Emergence of the scale-invariant proportion in a flock from the metric-topological interaction.

Recently, it has become possible to more precisely analyze flocking behavior. Such research has prompted a reconsideration of the notion of neighborhoods in the theoretical model. Flocking based on topological distance is one such result. In a topological flocking model, a bird does not interact with its neighbors on the basis of a fixed-size neighborhood (i.e., on the basis of metric distance), but instead interacts with its nearest seven neighbors. Cavagna et al., moreover, found a new phenomenon in flocks that can be explained by neither metric distance nor topological distance: they found that correlated domains in a flock were larger than the metric and topological distance and that these domains were proportional to the total flock size. However, the role of scale-free correlation is still unclear. In a previous study, we constructed a metric-topological interaction model on three-dimensional spaces and showed that this model exhibited scale-free correlation.
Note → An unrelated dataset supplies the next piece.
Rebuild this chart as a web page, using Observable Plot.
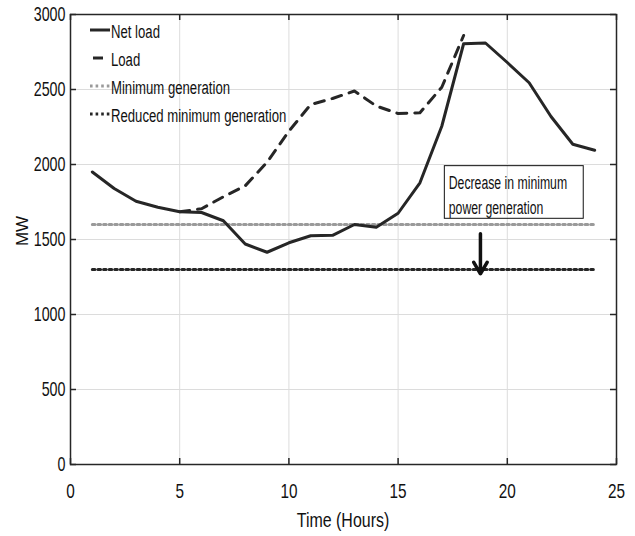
<!DOCTYPE html>
<html>
<head>
<meta charset="utf-8">
<script src="https://cdn.jsdelivr.net/npm/d3@7"></script>
<script src="https://cdn.jsdelivr.net/npm/@observablehq/plot@0.6"></script>
<style>
  html, body { margin: 0; padding: 0; background: #fff; }
  #chart { width: 635px; height: 536px; }
</style>
</head>
<body>
<div id="chart"></div>
<script>
// ---- data ----
const hours = [1, 2, 3, 4, 5, 6, 7, 8, 9, 10, 11, 12, 13, 14, 15, 16, 17, 18, 19, 20, 21, 22, 23, 24];
const netLoad = [1950, 1840, 1755, 1715, 1685, 1680, 1625, 1470, 1415, 1478, 1525, 1528, 1600, 1582, 1675, 1878, 2255, 2805, 2810, 2680, 2545, 2320, 2135, 2095];
const loadHours = [5, 6, 7, 8, 9, 10, 11, 12, 13, 14, 15, 16, 17, 18];
const load = [1685, 1705, 1785, 1858, 2015, 2222, 2400, 2440, 2490, 2390, 2340, 2345, 2515, 2860];
const levelHours = [1, 24];
const minGeneration = 1600;
const reducedMinGeneration = 1300;
const xTicks = [0, 5, 10, 15, 20, 25];
const yTicks = [0, 500, 1000, 1500, 2000, 2500, 3000];
const xDomain = [0, 25];
const yDomain = [0, 3000];
const xLabel = "Time (Hours)";
const yLabel = "MW";
const legendLabels = ["Net load", "Load", "Minimum generation", "Reduced minimum generation"];
const annotationLines = ["Decrease in minimum", "power generation"];
const annotationLineY = [1877, 1710];
const annotationTextX = 17.32;
const annotationBoxX = [17.14, 23.5];
const annotationBoxY = [1638, 1989];
const arrowX = 18.77;
const arrowY = [1538, 1271];

// ---- styles ----
const ink = "#262626";
const gray = "#9a9a9a";
const gridColor = "#dcdcdc";
const dashLoad = "10,8";
const dotted = "2.6,3";
const legendStroke = [ink, ink, gray, ink];
const legendDash = [null, dashLoad, dotted, dotted];
const legendDashOffset = [0, 15, 0, 0];

const W = 635, H = 536;
const M = {top: 14, right: 19, bottom: 72, left: 70};
const plotW = W - M.left - M.right, plotH = H - M.top - M.bottom;
const tickLen = 6;

const netRows = hours.map((h, i) => ({h, v: netLoad[i]}));
const loadRows = loadHours.map((h, i) => ({h, v: load[i]}));
const minRows = levelHours.map(h => ({h, v: minGeneration}));
const redRows = levelHours.map(h => ({h, v: reducedMinGeneration}));
const annRows = annotationLines.map((t, i) => ({t, y: annotationLineY[i]}));

function decorations(index, scales, values, dimensions) {
  const {marginLeft, marginTop, marginRight, width} = dimensions;
  const g = d3.create("svg:g").attr("font-family", "'Liberation Sans', Arial, sans-serif").attr("fill", "#111");
  // legend
  legendLabels.forEach((lab, i) => {
    const y = marginTop + 16 + i * 28;
    const x0 = marginLeft + 20, x1 = marginLeft + 40;
    const line = g.append("line")
      .attr("x1", x0).attr("x2", x1).attr("y1", y).attr("y2", y)
      .attr("stroke", legendStroke[i]).attr("stroke-width", 3);
    if (legendDash[i]) line.attr("stroke-dasharray", legendDash[i]).attr("stroke-dashoffset", legendDashOffset[i]);
    g.append("text").attr("x", x1 + 1).attr("y", y + 7.7)
      .attr("text-anchor", "start")
      .attr("font-size", 18).attr("data-sq", 0.73).text(lab);
  });
  // y label
  g.append("text").attr("transform", `translate(28,231) rotate(-90)`)
    .attr("text-anchor", "middle").attr("font-size", 17).text(yLabel);
  // x label
  const cx = marginLeft + (width - marginLeft - marginRight) / 2;
  g.append("text").attr("x", cx).attr("y", 527).attr("text-anchor", "middle")
    .attr("font-size", 21).attr("data-sq", 0.76).text(xLabel);
  return g.node();
}

const chart = Plot.plot({
  width: W,
  height: H,
  marginTop: M.top,
  marginRight: M.right,
  marginBottom: M.bottom,
  marginLeft: M.left,
  style: {fontFamily: "'Liberation Sans', Arial, sans-serif", background: "#fff", color: "#111", overflow: "visible"},
  x: {domain: xDomain, ticks: xTicks},
  y: {domain: yDomain, ticks: yTicks},
  marks: [
    Plot.gridX(xTicks, {stroke: gridColor, strokeOpacity: 1, strokeWidth: 1}),
    Plot.gridY(yTicks, {stroke: gridColor, strokeOpacity: 1, strokeWidth: 1}),
    Plot.line(minRows, {x: "h", y: "v", stroke: gray, strokeWidth: 3, strokeDasharray: dotted}),
    Plot.line(redRows, {x: "h", y: "v", stroke: ink, strokeWidth: 3, strokeDasharray: dotted}),
    Plot.line(loadRows, {x: "h", y: "v", stroke: ink, strokeWidth: 3, strokeDasharray: dashLoad}),
    Plot.line(netRows, {x: "h", y: "v", stroke: ink, strokeWidth: 3}),
    Plot.rect([0], {x1: () => annotationBoxX[0], x2: () => annotationBoxX[1], y1: () => annotationBoxY[0], y2: () => annotationBoxY[1], fill: "none", stroke: "#111", strokeWidth: 1}),
    Plot.text(annRows, {x: () => annotationTextX, y: "y", text: "t", textAnchor: "start", fontSize: 18, fill: "#111"}),
    Plot.arrow([0], {x1: () => arrowX, x2: () => arrowX, y1: () => arrowY[0], y2: () => arrowY[1], stroke: "#111", strokeWidth: 3.5, headLength: 6}),
    Plot.frame({stroke: ink, strokeWidth: 1.5}),
    Plot.ruleX(xTicks, {x: d => d, insetTop: plotH - tickLen, stroke: ink, strokeWidth: 1.5}),
    Plot.ruleX(xTicks, {x: d => d, insetBottom: plotH - tickLen, stroke: ink, strokeWidth: 1.5}),
    Plot.ruleY(yTicks, {y: d => d, insetRight: plotW - tickLen, stroke: ink, strokeWidth: 1.5}),
    Plot.ruleY(yTicks, {y: d => d, insetLeft: plotW - tickLen, stroke: ink, strokeWidth: 1.5}),
    Plot.axisX(xTicks, {tickSize: 0, tickPadding: 19, fontSize: 21, label: null, fill: "#111", tickFormat: d => String(d)}),
    Plot.axisY(yTicks, {tickSize: 0, tickPadding: 5, fontSize: 21, label: null, fill: "#111", tickFormat: d => String(d)}),
    decorations
  ]
});

document.getElementById("chart").appendChild(chart);

// horizontal compression of the text to match the narrow lettering of the reference
function squeeze(nodes, r) {
  nodes.forEach(t => {
    const L = t.getComputedTextLength();
    if (L > 0) {
      t.setAttribute("textLength", (L * r).toFixed(2));
      t.setAttribute("lengthAdjust", "spacingAndGlyphs");
    }
  });
}
chart.querySelectorAll("text[data-sq]").forEach(t => squeeze([t], +t.getAttribute("data-sq")));
squeeze(chart.querySelectorAll('g[aria-label="x-axis tick label"] text'), 0.73);
squeeze(chart.querySelectorAll('g[aria-label="y-axis tick label"] text'), 0.68);
squeeze([...chart.querySelectorAll("text")].filter(t => annotationLines.includes(t.textContent)), 0.68);
</script>
</body>
</html>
In this study, we found that scale-free correlation in a two-dimensional flock was more robust than in a three-dimensional flock for the threshold parameter. Furthermore, we also found a qualitative difference in behavior from using the fluctuation coherence, which we observed on three-dimensional flocking behavior. Our study suggests that two-dimensional flocks try to maintain a balance between the flock size and flock mobility by breaking into several smaller flocks.